THE REAL TEST:  Is the current ₹8 crore/month MMR disbursement run-rate a cyclical trough (post Q1 spike) or a structural deceleration? The answer drives the near-term earnings revision story.



WHAT I'M TAKING BACK

  • Physical verification cannot be digitized away. All three companies have deployed account aggregators, digital document collection and mobile underwriting. All three still conduct physical verification for self-employed borrowers. Dairy farmers during business hours; newspaper vendors at different times. This is why affordable HFC is not a bank digital-lending play and why branch density remains a genuine moat.

  • Property beats borrower in a stressed recovery. Legal title, technical quality and collateral marketability came up independently across all three discussions. Home First’s 67 SARFAESI recoveries without principal loss and Aavas’s MHADA/CIDCO embedded equity reflect the same principle: loss-given-default in affordable housing is determined by the property, not the income.

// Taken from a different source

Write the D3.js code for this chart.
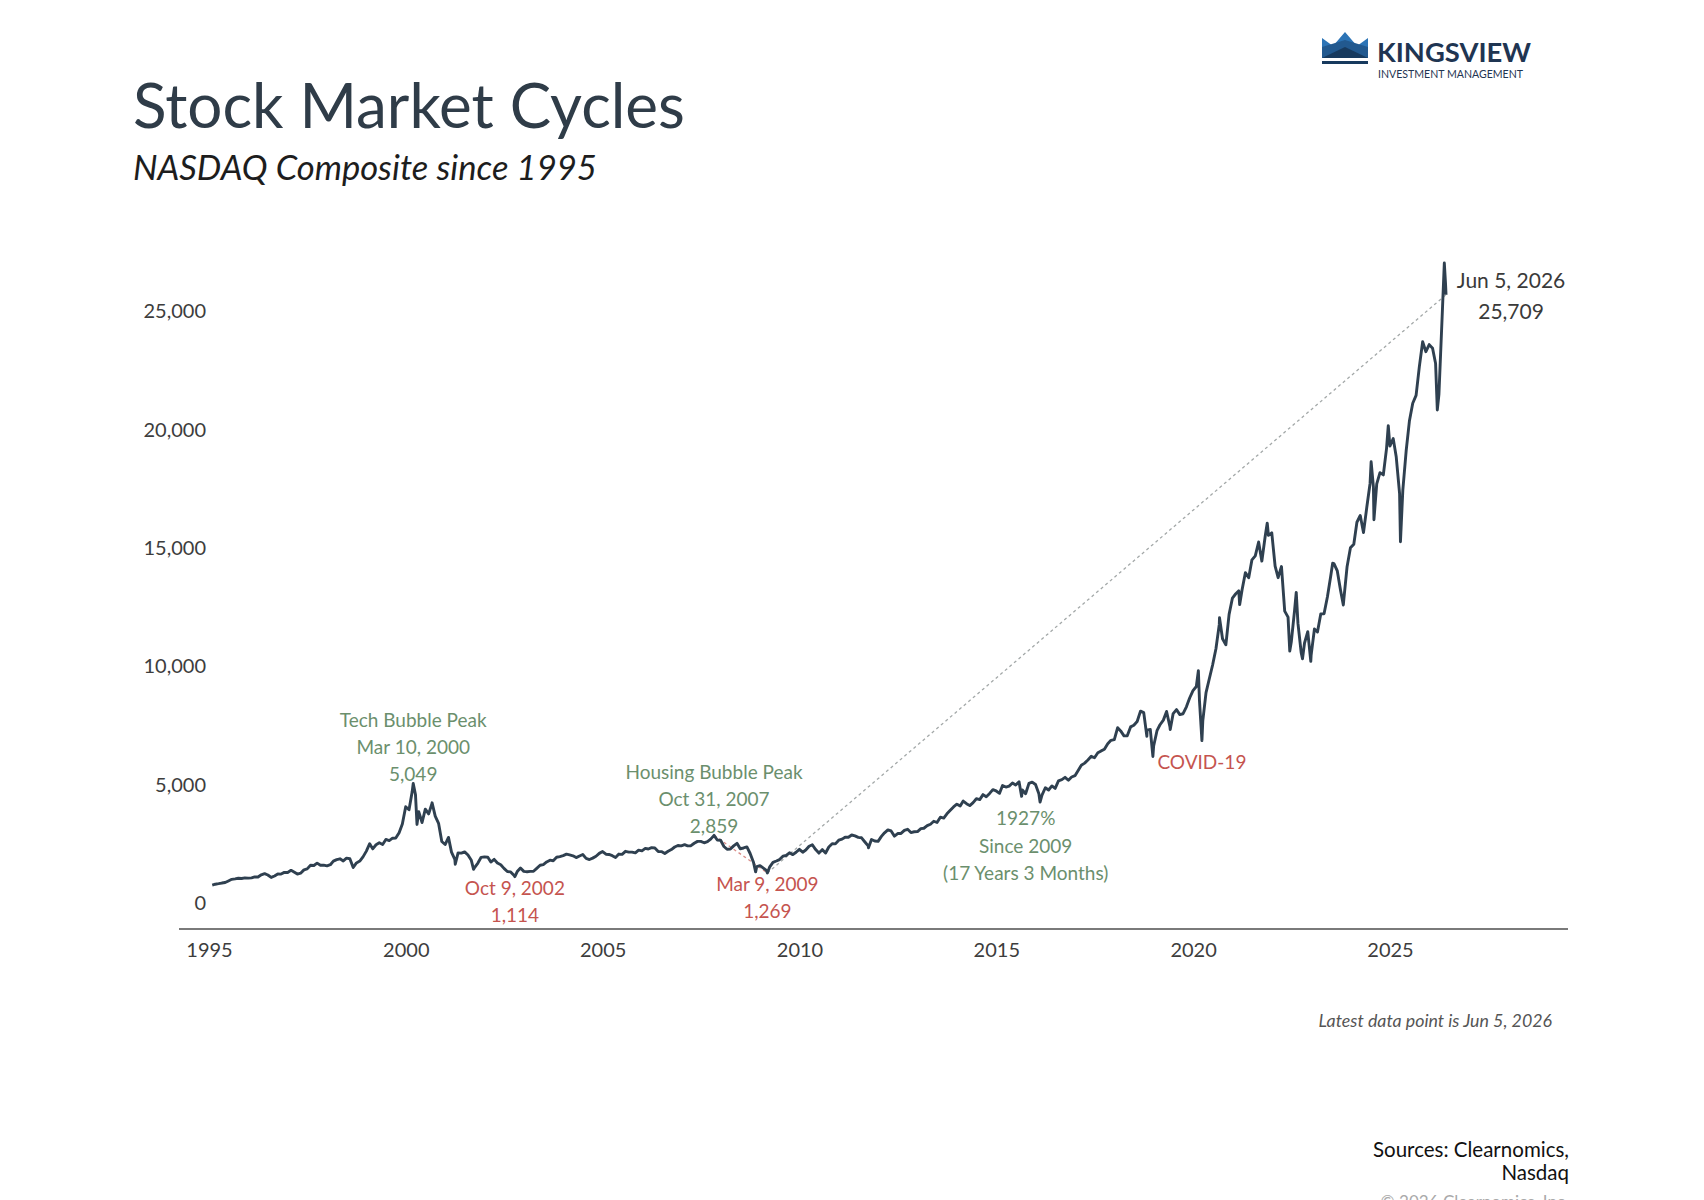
<!DOCTYPE html>
<html>
<head>
<meta charset="utf-8">
<script src="https://cdn.jsdelivr.net/npm/d3@7"></script>
<style>
  html, body { margin: 0; padding: 0; background: #fff; }
  svg { display: block; }
</style>
</head>
<body>
<div id="chart"></div>
<script>
// NASDAQ Composite, month-end closes, starting Jan 1995
const startYear = 1995;
const monthlyClose = [
  755, 794, 817, 843, 864, 933, 1001, 1020, 1044, 1036, 1059, 1052,
  1060, 1100, 1101, 1191, 1243, 1185, 1081, 1141, 1227, 1222, 1293, 1291,
  1380, 1309, 1222, 1261, 1400, 1442, 1594, 1587, 1686, 1594, 1601, 1570,
  1619, 1771, 1835, 1868, 1779, 1895, 1872, 1499, 1694, 1771, 1950, 2193,
  2506, 2288, 2461, 2543, 2471, 2686, 2638, 2739, 2746, 2966, 3336, 4069,
  3940, 4697, 4573, 3861, 3401, 3966, 3767, 4206, 3673, 3370, 2598, 2471,
  2773, 2152, 1840, 2116, 2110, 2161, 2027, 1805, 1499, 1690, 1931, 1950,
  1934, 1731, 1845, 1688, 1616, 1463, 1329, 1315, 1172, 1330, 1479, 1336,
  1321, 1338, 1341, 1464, 1596, 1623, 1735, 1810, 1787, 1932, 1960, 2003,
  2066, 2030, 1994, 1920, 1987, 2048, 1887, 1838, 1897, 1975, 2097, 2175,
  2062, 2052, 1999, 1922, 2068, 2057, 2185, 2152, 2152, 2120, 2233, 2205,
  2306, 2281, 2340, 2323, 2179, 2172, 2091, 2184, 2258, 2367, 2432, 2415,
  2464, 2416, 2422, 2525, 2605, 2603, 2546, 2596, 2701, 2859, 2661, 2652,
  2390, 2271, 2279, 2413, 2523, 2293, 2326, 2368, 2092, 1721, 1536, 1577,
  1476, 1378, 1529, 1717, 1774, 1835, 1979, 2009, 2122, 2045, 2145, 2269,
  2147, 2238, 2398, 2461, 2257, 2109, 2255, 2114, 2369, 2507, 2498, 2653,
  2700, 2782, 2781, 2874, 2835, 2774, 2756, 2579, 2415, 2684, 2620, 2605,
  2814, 2967, 3092, 3046, 2827, 2935, 2940, 3067, 3116, 2977, 3010, 3020,
  3142, 3160, 3268, 3329, 3456, 3403, 3626, 3590, 3771, 3920, 4060, 4177,
  4104, 4308, 4199, 4115, 4243, 4408, 4370, 4580, 4493, 4631, 4792, 4736,
  4635, 4964, 4901, 4941, 5070, 4987, 5128, 4777, 4620, 5054, 5109, 5007,
  4614, 4558, 4870, 4775, 4948, 4843, 5162, 5213, 5312, 5189, 5324, 5383,
  5615, 5825, 5912, 6048, 6199, 6140, 6348, 6429, 6496, 6728, 6874, 6903,
  7411, 7273, 7063, 7066, 7442, 7510, 7672, 8110, 8046, 7306, 7331, 6635,
  7282, 7533, 7729, 8095, 7453, 8006, 8175, 7963, 7999, 8292, 8665, 8973,
  9151, 8567, 7700, 8890, 9490, 10059, 10745, 11775, 11168, 10912, 12199, 12888,
  13071, 13192, 13247, 13962, 13749, 14504, 14673, 15259, 14448, 15498, 15538, 15645,
  14240, 13751, 14221, 12335, 12081, 11029, 12391, 11816, 10576, 10989, 11468, 10466,
  11585, 11456, 12222, 12226, 12935, 13788, 14346, 14035, 13219, 12851, 14226, 15011,
  15164, 16092, 16379, 15658, 16735, 17733, 17599, 17714, 18189, 18095, 19218, 19311,
  19627, 18847, 17299, 17446, 19114, 20370, 21122, 21456, 22660, 23724, 23300, 23600,
  23450, 22800, 21500, 24800, 26200
];

// intra-month highs and lows that show on the chart
const extremeDates = [
  "2000-03-10", "2000-04-14", "2000-09-01", "2001-04-04", "2001-09-21",
  "2002-10-09", "2008-11-20", "2009-03-09", "2011-10-03", "2015-08-24",
  "2016-02-11", "2018-10-29", "2018-12-24", "2019-06-03", "2020-02-19",
  "2020-03-23", "2020-09-02", "2021-03-08", "2021-11-19", "2022-06-16",
  "2022-08-15", "2022-10-12", "2022-12-28", "2023-07-19", "2023-10-26",
  "2024-07-10", "2024-08-05", "2024-12-16", "2025-04-08", "2026-03-16",
  "2026-05-20", "2026-06-05"
];
const extremeValues = [
  5049, 3321, 4234, 1638, 1423,
  1114, 1316, 1269, 2335, 4506,
  4267, 7050, 6193, 7333, 9817,
  6861, 12056, 12609, 16057, 10646,
  13128, 10321, 10213, 14358, 12596,
  18647, 16200, 20174, 15268, 20840,
  27050, 25709
];

const yTicks = [0, 5000, 10000, 15000, 20000, 25000];
const xTickYears = [1995, 2000, 2005, 2010, 2015, 2020, 2025];

// annotations: anchor date/value and text lines
const noteDates = ["2000-03-10", "2002-10-09", "2007-10-31", "2009-03-09", "2020-03-23", "2026-06-05"];
const noteValues = [5049, 1114, 2859, 1269, 6861, 25709];
const noteLines = [
  ["Tech Bubble Peak", "Mar 10, 2000", "5,049"],
  ["Oct 9, 2002", "1,114"],
  ["Housing Bubble Peak", "Oct 31, 2007", "2,859"],
  ["Mar 9, 2009", "1,269"],
  ["COVID-19"],
  ["Jun 5, 2026", "25,709"]
];
const noteKinds = ["peak", "trough", "peak", "trough", "trough", "last"];
const gainLines = ["1927%", "Since 2009", "(17 Years 3 Months)"];
const gainAnchorDate = "2015-10-01";
const gainAnchorValue = 3600;

const W = 1704, H = 1200;
const font = 'Lato, "Source Sans Pro", "Open Sans", sans-serif';
const green = "#6b8f6d", red = "#c5544f", ink = "#2f3c48", lineColor = "#2f4050";

const parse = d3.timeParse("%Y-%m-%d");

const series = monthlyClose.map((v, i) => ({
  date: new Date(startYear, i + 1, 0),
  value: v
})).concat(extremeDates.map((d, i) => ({ date: parse(d), value: extremeValues[i] })))
  .sort((a, b) => a.date - b.date);

const svg = d3.select('#chart').append('svg')
  .attr('width', W).attr('height', H)
  .style('font-family', font);

const x = d3.scaleTime()
  .domain([new Date(1995, 0, 1), new Date(2025, 0, 1)])
  .range([209, 1390]);

const y = d3.scaleLinear()
  .domain([0, 25000])
  .range([903, 311.5]);

function fit(sel, width) {
  const w = sel.node().getComputedTextLength();
  sel.attr('font-size', parseFloat(sel.attr('font-size')) * width / w);
}

// title block
fit(svg.append('text')
  .attr('x', 133).attr('y', 128)
  .attr('font-size', 64)
  .attr('fill', ink)
  .text('Stock Market Cycles'), 552);

fit(svg.append('text')
  .attr('x', 133).attr('y', 180)
  .attr('font-size', 36)
  .attr('font-style', 'italic')
  .attr('fill', '#1d1d1d')
  .text('NASDAQ Composite since 1995'), 464);

// logo
const logo = svg.append('g');
logo.append('polygon')
  .attr('points', '1322,38 1333,46 1345,32 1357,46 1368,38 1368,58 1322,58')
  .attr('fill', '#2c74b6');
logo.append('polygon')
  .attr('points', '1322,47 1345,40 1368,47 1368,58 1322,58')
  .attr('fill', '#22598f');
logo.append('polygon')
  .attr('points', '1322,58 1345,47 1368,58')
  .attr('fill', '#173a5e');
logo.append('rect')
  .attr('x', 1322).attr('y', 61).attr('width', 46).attr('height', 3)
  .attr('fill', '#173a5e');
logo.append('text')
  .attr('x', 1377).attr('y', 62)
  .attr('font-size', 26).attr('font-weight', 700)
  .attr('fill', '#1f3552')
  .attr('textLength', 154).attr('lengthAdjust', 'spacingAndGlyphs')
  .text('KINGSVIEW');
logo.append('text')
  .attr('x', 1378).attr('y', 78)
  .attr('font-size', 11)
  .attr('fill', '#1f3552')
  .attr('textLength', 145).attr('lengthAdjust', 'spacingAndGlyphs')
  .text('INVESTMENT MANAGEMENT');

// y tick labels (no axis line)
const yAxis = d3.axisLeft(y)
  .tickValues(yTicks)
  .tickSize(0)
  .tickPadding(0)
  .tickFormat(d3.format(','));
svg.append('g')
  .attr('transform', 'translate(206,0)')
  .call(yAxis)
  .call(g => g.select('.domain').remove())
  .call(g => g.selectAll('text')
    .attr('font-family', font)
    .attr('font-size', 20)
    .attr('fill', '#3d3d3d'));

// x axis
const axisY = y(-1100);
const xAxis = d3.axisBottom(x)
  .tickValues(xTickYears.map(yr => new Date(yr, 0, 1)))
  .tickSize(0)
  .tickPadding(14)
  .tickFormat(d3.timeFormat('%Y'));
svg.append('g')
  .attr('transform', `translate(0,${axisY})`)
  .call(xAxis)
  .call(g => g.select('.domain').remove())
  .call(g => g.selectAll('text')
    .attr('font-family', font)
    .attr('font-size', 20)
    .attr('fill', '#3d3d3d'));
svg.append('line')
  .attr('x1', 179).attr('x2', 1568)
  .attr('y1', axisY).attr('y2', axisY)
  .attr('stroke', '#7a7a7a').attr('stroke-width', 2);

// connector lines: housing peak to trough, and trough to latest point
const pt = (d, v) => [x(parse(d)), y(v)];
const connectors = [
  [pt(noteDates[2], noteValues[2]), pt(noteDates[3], noteValues[3]), '#d98c88'],
  [pt(noteDates[3], noteValues[3]), pt(noteDates[5], noteValues[5]), '#a3a8a8']
];
svg.append('g').selectAll('line')
  .data(connectors)
  .join('line')
  .attr('x1', d => d[0][0]).attr('y1', d => d[0][1])
  .attr('x2', d => d[1][0]).attr('y2', d => d[1][1])
  .attr('stroke', d => d[2])
  .attr('stroke-width', 1.3)
  .attr('stroke-dasharray', '3,3');

// the index line
const line = d3.line()
  .x(d => x(d.date))
  .y(d => y(d.value));
svg.append('path')
  .datum(series)
  .attr('d', line)
  .attr('fill', 'none')
  .attr('stroke', lineColor)
  .attr('stroke-width', 2.9)
  .attr('stroke-linejoin', 'round');

// annotations
noteLines.forEach((lines, i) => {
  const [px, py] = pt(noteDates[i], noteValues[i]);
  const kind = noteKinds[i];
  const step = kind === 'last' ? 31 : 27;
  let cx = px, top;
  if (kind === 'peak') top = py - 10 - (lines.length - 1) * step;
  else if (kind === 'trough') top = py + 11;
  else { cx = px + 65; top = py - 15; }
  if (lines[0] === 'COVID-19') top = py + 21;
  const color = kind === 'peak' ? green : kind === 'trough' ? red : '#3a3a3a';
  svg.append('g').selectAll('text')
    .data(lines)
    .join('text')
    .attr('x', cx)
    .attr('y', (d, j) => top + j * step)
    .attr('text-anchor', 'middle')
    .attr('dominant-baseline', 'central')
    .attr('font-size', kind === 'last' ? 21 : 19)
    .attr('fill', color)
    .text(d => d);
});

const [gx, gy] = pt(gainAnchorDate, gainAnchorValue);
svg.append('g').selectAll('text')
  .data(gainLines)
  .join('text')
  .attr('x', gx)
  .attr('y', (d, j) => gy + j * 27.5)
  .attr('text-anchor', 'middle')
  .attr('dominant-baseline', 'central')
  .attr('font-size', 19)
  .attr('fill', green)
  .text(d => d);

// footer notes
svg.append('text')
  .attr('x', 1552).attr('y', 1027)
  .attr('text-anchor', 'end')
  .attr('font-size', 17.8).attr('font-style', 'italic')
  .attr('fill', '#555')
  .text('Latest data point is Jun 5, 2026');

svg.append('g').selectAll('text')
  .data(['Sources: Clearnomics,', 'Nasdaq'])
  .join('text')
  .attr('x', 1569)
  .attr('y', (d, j) => 1157 + j * 23)
  .attr('text-anchor', 'end')
  .attr('font-size', 20.5)
  .attr('fill', '#111')
  .text(d => d);

svg.append('text')
  .attr('x', 1569).attr('y', 1208)
  .attr('text-anchor', 'end')
  .attr('font-size', 17)
  .attr('fill', '#aaa')
  .text('© 2026 Clearnomics, Inc.');
</script>
</body>
</html>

  • Sourcing channel discipline is a leading indicator of NPA. Home First at 0.3-0.4% with 70% sole-seller loyalty versus Aadhar at 0.6–1.0% DSA payouts. Lower-cost, higher-loyalty channels produce higher-quality files. Distribution economics show up in NPA with a lag.


A housing super-cycle does not lift all boats equally. It separates the franchises that are built to scale from those that are built to survive. What our field visits confirmed is that the best lenders in this segment do not just originate loans; they build ecosystems: of connectors, builders, verifiers, and repeat borrowers that become harder to displace with every passing quarter. The ground-level conviction we set out to test has been strengthened. The thesis is intact. The differentiation is clearer.